» **AIM**
Would you repeat the listing exactly but omit every picture?

» **RECORDED DATA**
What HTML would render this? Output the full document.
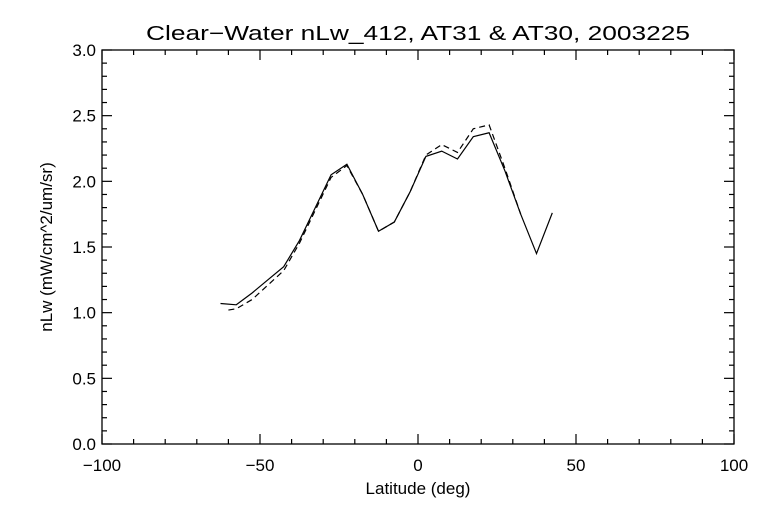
<!DOCTYPE html>
<html><head><meta charset="utf-8"><style>
body{margin:0;background:#fff}
svg text{font-family:"Liberation Sans",sans-serif;fill:#000}
</style></head><body>
<svg id="chart" width="768" height="512" xmlns="http://www.w3.org/2000/svg">
<text x="418" y="40" font-size="20" text-anchor="middle" textLength="544" lengthAdjust="spacingAndGlyphs">Clear−Water nLw_412, AT31 &amp; AT30, 2003225</text>
<rect x="102" y="50" width="632" height="394" fill="none" stroke="#000" stroke-width="1.3"/>
<g id="ticks"></g>
<text x="418" y="494" font-size="17" text-anchor="middle">Latitude (deg)</text>
<text transform="translate(52,247) rotate(-90)" font-size="17" text-anchor="middle">nLw (mW/cm^2/um/sr)</text>
<g id="series"></g>
</svg>
<script>
const latA=[-62.5,-57.5,-52.5,-47.5,-42.5,-37.5,-32.5,-27.5,-22.5,-17.5,-12.5,-7.5,-2.5,2.5,7.5,12.5,17.5,22.5,27.5,32.5,37.5,42.5];
const valA=[1.07,1.06,1.15,1.25,1.35,1.55,1.8,2.05,2.13,1.9,1.62,1.69,1.92,2.19,2.23,2.17,2.34,2.37,2.08,1.75,1.45,1.76];
const latB=[-60,-57.5,-52.5,-47.5,-42.5,-37.5,-32.5,-27.5,-22.5,-17.5,-12.5,-7.5,-2.5,2.5,7.5,12.5,17.5,22.5,27.5,32.5];
const valB=[1.02,1.03,1.10,1.21,1.32,1.53,1.78,2.03,2.12,1.9,1.62,1.69,1.92,2.2,2.28,2.22,2.40,2.43,2.1,1.75];
const xTicks=[-100,-50,0,50,100];
const yTicks=[0.0,0.5,1.0,1.5,2.0,2.5,3.0];
const X=v=>102+(v+100)*632/200;
const Y=v=>444-v*394/3;
const NS="http://www.w3.org/2000/svg";
const tg=document.getElementById('ticks');
function ln(p,x1,y1,x2,y2){const l=document.createElementNS(NS,'line');l.setAttribute('x1',x1);l.setAttribute('y1',y1);l.setAttribute('x2',x2);l.setAttribute('y2',y2);l.setAttribute('stroke','#000');l.setAttribute('stroke-width','1.2');p.appendChild(l);return l;}
for(let v=-100;v<=100;v+=10){const major=v%50===0;const len=major?10:5;
const t1=ln(tg,X(v),444,X(v),444-len);


const t2=ln(tg,X(v),50,X(v),50+len);

}
for(let i=0;i<=30;i++){const v=i/10;const major=i%5===0;const len=major?10:5;
const t1=ln(tg,102,Y(v),102+len,Y(v));


const t2=ln(tg,734,Y(v),734-len,Y(v));

}
xTicks.forEach(v=>{const t=document.createElementNS(NS,'text');t.setAttribute('x',X(v));t.setAttribute('y',471);t.setAttribute('font-size','17');t.setAttribute('text-anchor','middle');t.textContent=(v<0?'−':'')+Math.abs(v);


tg.appendChild(t);});
yTicks.forEach(v=>{const t=document.createElementNS(NS,'text');t.setAttribute('x',96);t.setAttribute('y',Y(v)+6);t.setAttribute('font-size','17');t.setAttribute('text-anchor','end');t.textContent=v.toFixed(1);


tg.appendChild(t);});
const sg=document.getElementById('series');
function poly(lat,val,dash,name){const p=document.createElementNS(NS,'polyline');p.setAttribute('points',lat.map((l,i)=>X(l)+','+Y(val[i])).join(' '));p.setAttribute('fill','none');p.setAttribute('stroke','#000');p.setAttribute('stroke-width','1.2');if(dash)p.setAttribute('stroke-dasharray','6,4');sg.appendChild(p);return p;}
const pa=poly(latA,valA,false);


const pb=poly(latB,valB,true);


</script>
</body></html>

» **SOLUTION TO THIS TASK**
What HTML would render this? Output the full document.
<!DOCTYPE html>
<html><head><meta charset="utf-8"><style>
body{margin:0;background:#fff}
svg text{font-family:"Liberation Sans",sans-serif;fill:#000}
</style></head><body>
<svg id="chart" width="768" height="512" xmlns="http://www.w3.org/2000/svg">
<text x="418" y="40" font-size="20" text-anchor="middle" textLength="544" lengthAdjust="spacingAndGlyphs">Clear−Water nLw_412, AT31 &amp; AT30, 2003225</text>
<rect x="102" y="50" width="632" height="394" fill="none" stroke="#000" stroke-width="1.3"/>
<g id="ticks"></g>
<text x="418" y="494" font-size="17" text-anchor="middle">Latitude (deg)</text>
<text transform="translate(52,247) rotate(-90)" font-size="17" text-anchor="middle">nLw (mW/cm^2/um/sr)</text>
<g id="series"></g>
</svg>
<script>
const latA=[-62.5,-57.5,-52.5,-47.5,-42.5,-37.5,-32.5,-27.5,-22.5,-17.5,-12.5,-7.5,-2.5,2.5,7.5,12.5,17.5,22.5,27.5,32.5,37.5,42.5];
const valA=[1.07,1.06,1.15,1.25,1.35,1.55,1.8,2.05,2.13,1.9,1.62,1.69,1.92,2.19,2.23,2.17,2.34,2.37,2.08,1.75,1.45,1.76];
const latB=[-60,-57.5,-52.5,-47.5,-42.5,-37.5,-32.5,-27.5,-22.5,-17.5,-12.5,-7.5,-2.5,2.5,7.5,12.5,17.5,22.5,27.5,32.5];
const valB=[1.02,1.03,1.10,1.21,1.32,1.53,1.78,2.03,2.12,1.9,1.62,1.69,1.92,2.2,2.28,2.22,2.40,2.43,2.1,1.75];
const xTicks=[-100,-50,0,50,100];
const yTicks=[0.0,0.5,1.0,1.5,2.0,2.5,3.0];
const X=v=>102+(v+100)*632/200;
const Y=v=>444-v*394/3;
const NS="http://www.w3.org/2000/svg";
const tg=document.getElementById('ticks');
function ln(p,x1,y1,x2,y2){const l=document.createElementNS(NS,'line');l.setAttribute('x1',x1);l.setAttribute('y1',y1);l.setAttribute('x2',x2);l.setAttribute('y2',y2);l.setAttribute('stroke','#000');l.setAttribute('stroke-width','1.2');p.appendChild(l);return l;}
for(let v=-100;v<=100;v+=10){const major=v%50===0;const len=major?10:5;
const t1=ln(tg,X(v),444,X(v),444-len);


const t2=ln(tg,X(v),50,X(v),50+len);

}
for(let i=0;i<=30;i++){const v=i/10;const major=i%5===0;const len=major?10:5;
const t1=ln(tg,102,Y(v),102+len,Y(v));


const t2=ln(tg,734,Y(v),734-len,Y(v));

}
xTicks.forEach(v=>{const t=document.createElementNS(NS,'text');t.setAttribute('x',X(v));t.setAttribute('y',471);t.setAttribute('font-size','17');t.setAttribute('text-anchor','middle');t.textContent=(v<0?'−':'')+Math.abs(v);


tg.appendChild(t);});
yTicks.forEach(v=>{const t=document.createElementNS(NS,'text');t.setAttribute('x',96);t.setAttribute('y',Y(v)+6);t.setAttribute('font-size','17');t.setAttribute('text-anchor','end');t.textContent=v.toFixed(1);


tg.appendChild(t);});
const sg=document.getElementById('series');
function poly(lat,val,dash,name){const p=document.createElementNS(NS,'polyline');p.setAttribute('points',lat.map((l,i)=>X(l)+','+Y(val[i])).join(' '));p.setAttribute('fill','none');p.setAttribute('stroke','#000');p.setAttribute('stroke-width','1.2');if(dash)p.setAttribute('stroke-dasharray','6,4');sg.appendChild(p);return p;}
const pa=poly(latA,valA,false);


const pb=poly(latB,valB,true);


</script>
</body></html>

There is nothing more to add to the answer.